Presiding judge Iain Bonomy has said today that the Radovan Karadzic case was ready for trial. Indicating his intention to contest all adjudicated facts, including the responsibility of the Bosnian Serbs for the Markale town Market massacre, Karadzic asked to be given al the documents on the SDA and Alija Izetbegovic’s intercepted conversation

Radovan Karadzic in the courtroomRadovan Karadzic in the courtroom

The case of Radovan Karadzic is ready for trial, Judge Iain Bonomy said today at the end of the status conference in the proceedings against the former Republika Srpska president. Judge Bonomy indicated earlier that the Karadzic case might proceed to trial in September. This is his last appearance in a Tribunal courtroom before his return to Scotland.

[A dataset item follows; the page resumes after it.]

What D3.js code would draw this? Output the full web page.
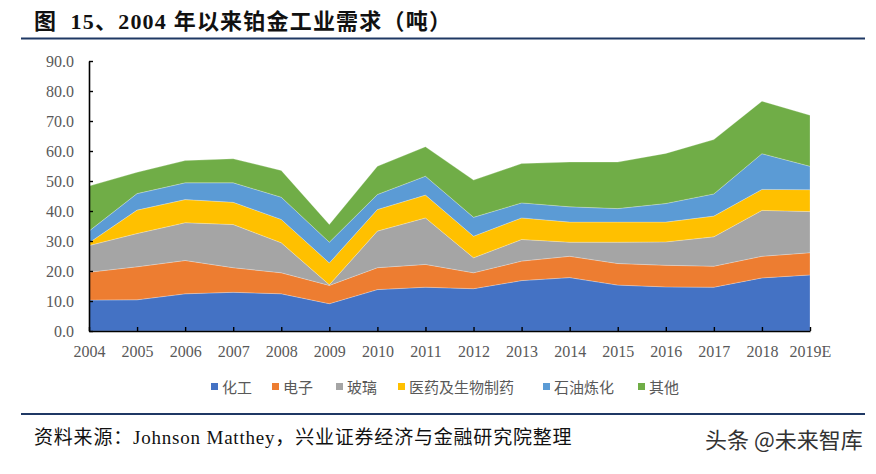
<!DOCTYPE html>
<html lang="zh">
<head>
  <meta charset="UTF-8">
  <script src="https://cdn.jsdelivr.net/npm/d3@7"></script>
  <title>2004年以来铂金工业需求</title>
  <style>
    body { margin: 0; background: #fff; }
  </style>
</head>
<body>
  <svg width="876" height="474"></svg>
  <script>
    // 数据（吨）
    var years = ["2004", "2005", "2006", "2007", "2008", "2009", "2010", "2011",
      "2012", "2013", "2014", "2015", "2016", "2017", "2018", "2019E"];
    var seriesNames = ["化工", "电子", "玻璃", "医药及生物制药", "石油炼化", "其他"];
    var chemical = [10.3, 10.4, 12.4, 12.9, 12.4, 9.1, 13.8, 14.6, 14.1, 16.8, 17.8, 15.3, 14.7, 14.6, 17.7, 18.7];
    var electrical = [9.3, 11.0, 11.1, 8.2, 7.0, 6.1, 7.3, 7.6, 5.3, 6.5, 7.1, 7.2, 7.2, 7.0, 7.2, 7.4];
    var glass = [8.9, 11.1, 12.6, 14.4, 10.0, 0.2, 12.2, 15.5, 5.0, 7.2, 4.7, 7.1, 7.8, 9.8, 15.3, 13.7];
    var medical = [0.9, 7.8, 7.7, 7.4, 7.8, 7.3, 7.2, 7.6, 7.2, 7.2, 6.7, 6.7, 6.6, 6.9, 7.0, 7.3];
    var petroleum = [3.9, 5.5, 5.6, 6.5, 7.4, 6.9, 5.0, 6.3, 6.3, 5.0, 5.1, 4.5, 6.2, 7.4, 11.9, 7.8];
    var other = [15.0, 7.1, 7.4, 8.0, 8.9, 5.9, 9.4, 9.8, 12.4, 13.1, 14.9, 15.5, 16.7, 18.1, 17.5, 17.0];
    var yTicks = [0, 10, 20, 30, 40, 50, 60, 70, 80, 90];

    var colors = ["#4472C4", "#ED7D31", "#A5A5A5", "#FFC000", "#5B9BD5", "#70AD47"];
    var allSeries = [chemical, electrical, glass, medical, petroleum, other];

    var svg = d3.select("svg");
    var plot = { left: 89, right: 810, top: 61, bottom: 331 };
    var serif = "'Liberation Serif', 'Noto Sans CJK SC', serif";

    // 标题
    svg.append("text")
      .attr("x", 34).attr("y", 29)
      .attr("font-family", serif)
      .attr("font-weight", "bold")
      .attr("font-size", 22)
      .attr("letter-spacing", 1.2)
      .attr("xml:space", "preserve")
      .attr("fill", "#111")
      .text("图  15、2004 年以来铂金工业需求（吨）");
    svg.append("line")
      .attr("x1", 21).attr("x2", 865).attr("y1", 38.5).attr("y2", 38.5)
      .attr("stroke", "#1F3864").attr("stroke-width", 2);

    var table = years.map(function (y, i) {
      var row = { year: y };
      seriesNames.forEach(function (n, j) { row[n] = allSeries[j][i]; });
      return row;
    });

    var x = d3.scalePoint().domain(years).range([plot.left, plot.right]);
    var yScale = d3.scaleLinear().domain([0, 90]).range([plot.bottom, plot.top]);

    var stack = d3.stack().keys(seriesNames);
    var layers = stack(table);

    var area = d3.area()
      .x(function (d) { return x(d.data.year); })
      .y0(function (d) { return yScale(d[0]); })
      .y1(function (d) { return yScale(d[1]); });

    svg.append("g").selectAll("path")
      .data(layers)
      .enter()
      .append("path")
      .attr("d", area)
      .attr("fill", function (d, i) { return colors[i]; })
      .attr("stroke", "#fff")
      .attr("stroke-width", 0.4)
      .attr("stroke-opacity", 0.6);

    // 坐标轴
    var yAxis = d3.axisLeft(yScale)
      .tickValues(yTicks)
      .tickSize(-4).tickSizeOuter(0)
      .tickPadding(15)
      .tickFormat(d3.format(".1f"));
    var gy = svg.append("g")
      .attr("transform", "translate(" + plot.left + ",0)")
      .call(yAxis);

    var xAxis = d3.axisBottom(x)
      .tickSize(-4).tickSizeOuter(0)
      .tickPadding(15);
    var gx = svg.append("g")
      .attr("transform", "translate(0," + plot.bottom + ")")
      .call(xAxis);

    [gx, gy].forEach(function (g) {
      g.select(".domain").attr("stroke", "#000").attr("stroke-width", 1.6);
      g.selectAll(".tick line").attr("stroke", "#000").attr("stroke-width", 1.4);
      g.selectAll(".tick text")
        .attr("font-family", serif)
        .attr("font-size", 16)
        .attr("fill", "#595959");
    });

    // 图例
    var legendX = [211, 272, 336, 398, 543, 638];
    var legend = svg.append("g").selectAll("g")
      .data(seriesNames)
      .enter()
      .append("g")
      .attr("transform", function (d, i) { return "translate(" + legendX[i] + ",387)"; });
    legend.append("rect")
      .attr("x", 0).attr("y", -4)
      .attr("width", 7).attr("height", 7)
      .attr("fill", function (d, i) { return colors[i]; });
    legend.append("text")
      .attr("x", 11).attr("y", 5.5)
      .attr("font-family", "'Noto Sans CJK SC', sans-serif")
      .attr("font-size", 15)
      .attr("fill", "#595959")
      .text(function (d) { return d; });

    // 底部
    svg.append("line")
      .attr("x1", 21).attr("x2", 865).attr("y1", 414).attr("y2", 414)
      .attr("stroke", "#1F3864").attr("stroke-width", 2);
    svg.append("text")
      .attr("x", 34).attr("y", 444)
      .attr("font-family", serif)
      .attr("font-size", 19)
      .attr("letter-spacing", 0.8)
      .attr("fill", "#111")
      .text("资料来源：Johnson Matthey，兴业证券经济与金融研究院整理");
    svg.append("text")
      .attr("x", 705).attr("y", 448)
      .attr("font-family", "'Noto Sans CJK SC', sans-serif")
      .attr("font-size", 22)
      .attr("fill", "#333")
      .text("头条 @未来智库");
  </script>
</body>
</html>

The parties discussed how the Trial Chamber’s decision to take judicial notice of a significant number of adjudicated facts from other trials on the same charges would affect the length of the prosecution’s case. The prosecution announced it would not call eight crime base witnesses for Sarajevo, noting it was actively trying to cut down the number of witnesses for Srebrenica. In Karadzic’s opinion, taking judicial notice of the adjudicated facts ‘will not save time’ because he planned to contest them.

The prosecution asked that the transcripts of evidence given at other trials by deceased witnesses Milan Babic and Miroslav Deronjic be tendered into evidence. Although Karadzic complained he was ‘buried in the material’ by the prosecution, he believes that ‘the prosecution should not edit and reduce’ the evidence because it might leave out exculpatory parts.

Since Karadzic is self-represented, he will seek to get in touch personally with a number of prosecution witnesses. As Karadzic stated, the witness who will testify about the shelling of the Markale market in Sarajevo is particularly important. ‘Markale is important for the whole life there’ because ‘it is impossible to live together and live side by side if the lie that the Serbs are responsible for the Markale massacre still stands’, Karadzic argued. ‘The Muslim people must learn who did it and why’, Karadzic concluded. As Judge Bonomy put it, the right of the accused to contact witnesses is not a ‘natural right but a privilege’ until now granted only to Slobodan Milosevic. The ICTY Registry, however, currently ‘is working on a policy’ detailing requirements under which the permission to contact witnesses might be granted to the accused representing themselves.

Noting that the prosecution had already disclosed the documents related to the SDS and the transcripts of intercepted conversations of various Serb officials, Karadzic today asked to receive similar documents from the SDA and the transcripts of intercepted communications involving Alija Izetbegovic and other Bosniak leaders. Karadzic said that he ‘cannot believe that a joint democratic government, the coalition that brought down the communist system and ushered in democracy, wiretapped only Serb officials’.

At the end of the status conference today, both Karadzic and prosecutor Tieger thanked Judge Bonomy for the way in which he had conducted preparations for the trial in the past year. The appointment of the judge who would preside in the Radovan Karadzic case is expected to happen within days.